How Long Does an Interior Design Project Take in Bali?

It depends on scope. A furnishing-only interior design process in Bali typically runs two to four months from brief to installed result. Custom furniture production is usually the longest element. A full villa fit-out with construction more commonly takes six months to a year or more. Production and building follow the design stages — that is where the extra time comes from.

What Do I Need to Prepare Before Hiring an Interior Designer?

Three things help most: a budget range you are comfortable sharing, references of interiors you like and dislike, and site information. Plans, dimensions, photographs, or survey access all count. A realistic sense of timeline and your preferred level of involvement also helps. The more you bring, the faster and smoother the brief stage runs.

Can I Work With a Bali Interior Designer if I Live Overseas?

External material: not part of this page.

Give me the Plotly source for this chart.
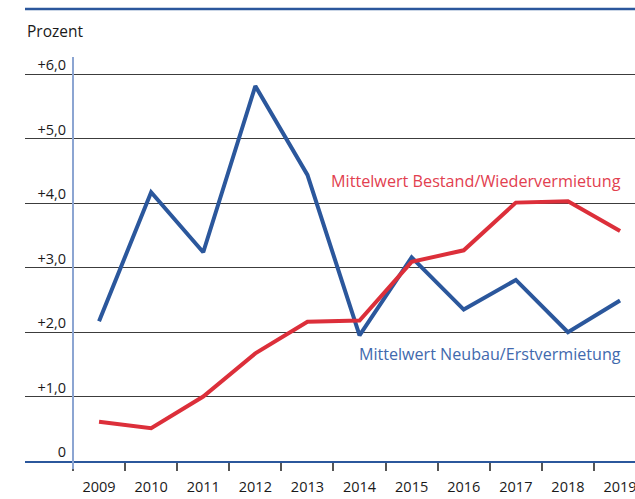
import plotly.graph_objects as go

# ---- data ----
years = [str(y) for y in range(2009, 2020)]
neubau = [2.17, 4.17, 3.24, 5.82, 4.44, 1.95, 3.16, 2.35, 2.81, 2.00, 2.49]
bestand = [0.61, 0.51, 1.00, 1.67, 2.16, 2.18, 3.09, 3.27, 4.01, 4.03, 3.57]
y_tickvals = [0, 1, 2, 3, 4, 5, 6]
y_ticktext = ["0", "+1,0", "+2,0", "+3,0", "+4,0", "+5,0", "+6,0"]
label_bestand = "Mittelwert Bestand/Wiedervermietung"
label_neubau = "Mittelwert Neubau/Erstvermietung"
y_title = "Prozent"

BLUE = "#2b579c"
RED = "#dc2f3a"
FONT = "Open Sans"

x_range = [-1.421, 10.287]
y_range = [0, 6.27]
yaxis_pos = (-0.5 - x_range[0]) / (x_range[1] - x_range[0])

fig = go.Figure()
fig.add_trace(go.Scatter(x=years, y=neubau, mode="lines",
                         line=dict(color=BLUE, width=4), name=label_neubau))
fig.add_trace(go.Scatter(x=years, y=bestand, mode="lines",
                         line=dict(color=RED, width=4), name=label_bestand))

fig.update_layout(
    width=635, height=499,
    margin=dict(l=25, r=0, t=57, b=38, autoexpand=False),
    paper_bgcolor="white", plot_bgcolor="white",
    showlegend=False,
    font=dict(family=FONT, color="#1a1a1a"),
    xaxis=dict(
        type="category", range=x_range, automargin=False,
        showline=True, linecolor=BLUE, linewidth=2,
        ticks="outside", tickson="boundaries", ticklen=8,
        tickcolor="#555555", tickwidth=1.5,
        showgrid=False, zeroline=False,
        tickfont=dict(size=14.5, color="#1a1a1a"),
        ticklabelstandoff=12,
    ),
    yaxis=dict(
        range=y_range, anchor="free", position=yaxis_pos, automargin=False,
        showline=True, linecolor="#8ca5d2", linewidth=2,
        showgrid=True, gridcolor="#3c3c3c", gridwidth=1.2,
        zeroline=False, ticks="",
        tickvals=y_tickvals, ticktext=y_ticktext,
        tickfont=dict(size=14.5, color="#1a1a1a"),
        ticklabelshift=-9, ticklabelstandoff=3,
    ),
)

# top rule
fig.add_shape(type="line", xref="paper", yref="paper", x0=0, x1=1,
              y0=1.119, y1=1.119, line=dict(color=BLUE, width=2.5))
# y-axis line extension below the zero line
fig.add_shape(type="line", xref="paper", yref="paper", x0=yaxis_pos, x1=yaxis_pos,
              y0=0, y1=-0.02, line=dict(color="#8ca5d2", width=2))

fig.add_annotation(text=y_title, xref="paper", yref="paper", x=0, y=1.064,
                   xanchor="left", yanchor="middle", showarrow=False,
                   font=dict(size=15.5, color="#1a1a1a"))
fig.add_annotation(text=label_bestand, xref="x", yref="y", x=4.413, y=4.34,
                   xanchor="left", yanchor="middle", showarrow=False,
                   font=dict(size=16.2, color="#e2404f"))
fig.add_annotation(text=label_neubau, xref="x", yref="y", x=4.951, y=1.66,
                   xanchor="left", yanchor="middle", showarrow=False,
                   font=dict(size=16.1, color="#4169ad"))

fig.write_html("out.html", config={"displayModeBar": False},
               post_script="document.body.style.margin='0';")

Yes. We take the brief by video call, walk through renders with you online, and share specifications digitally. The 3D stage matters most for remote clients — it shows the space before you commit, replacing an in-person walkthrough.

What Deliverables Do I Receive at the End?

It depends on the project. A furnishing project ends with an installed, styled space. A fit-out ends with a build-ready document set — drawings, specifications, and schedules a contractor can build from. Along the way you also receive the brief, concept package, 3D renders, and material and furniture specifications.

Do I Need to Be in Bali During the Project?

No, though it can help at certain points. Most stages run remotely through calls, renders, and shared documents. Some owners visit for the initial site stage or final installation. Neither is essential when the studio’s documentation is thorough enough to stand in for being there.

What Happens After the Design Is Finished — Who Builds It?

That depends on the studio’s model. With a design-only practice, you take the documentation to a contractor and they build from it. With an integrated design-and-build studio, design, production, and build coordination sit under one roof. The same team that designed the space also delivers it — removing the handoff where projects often slip.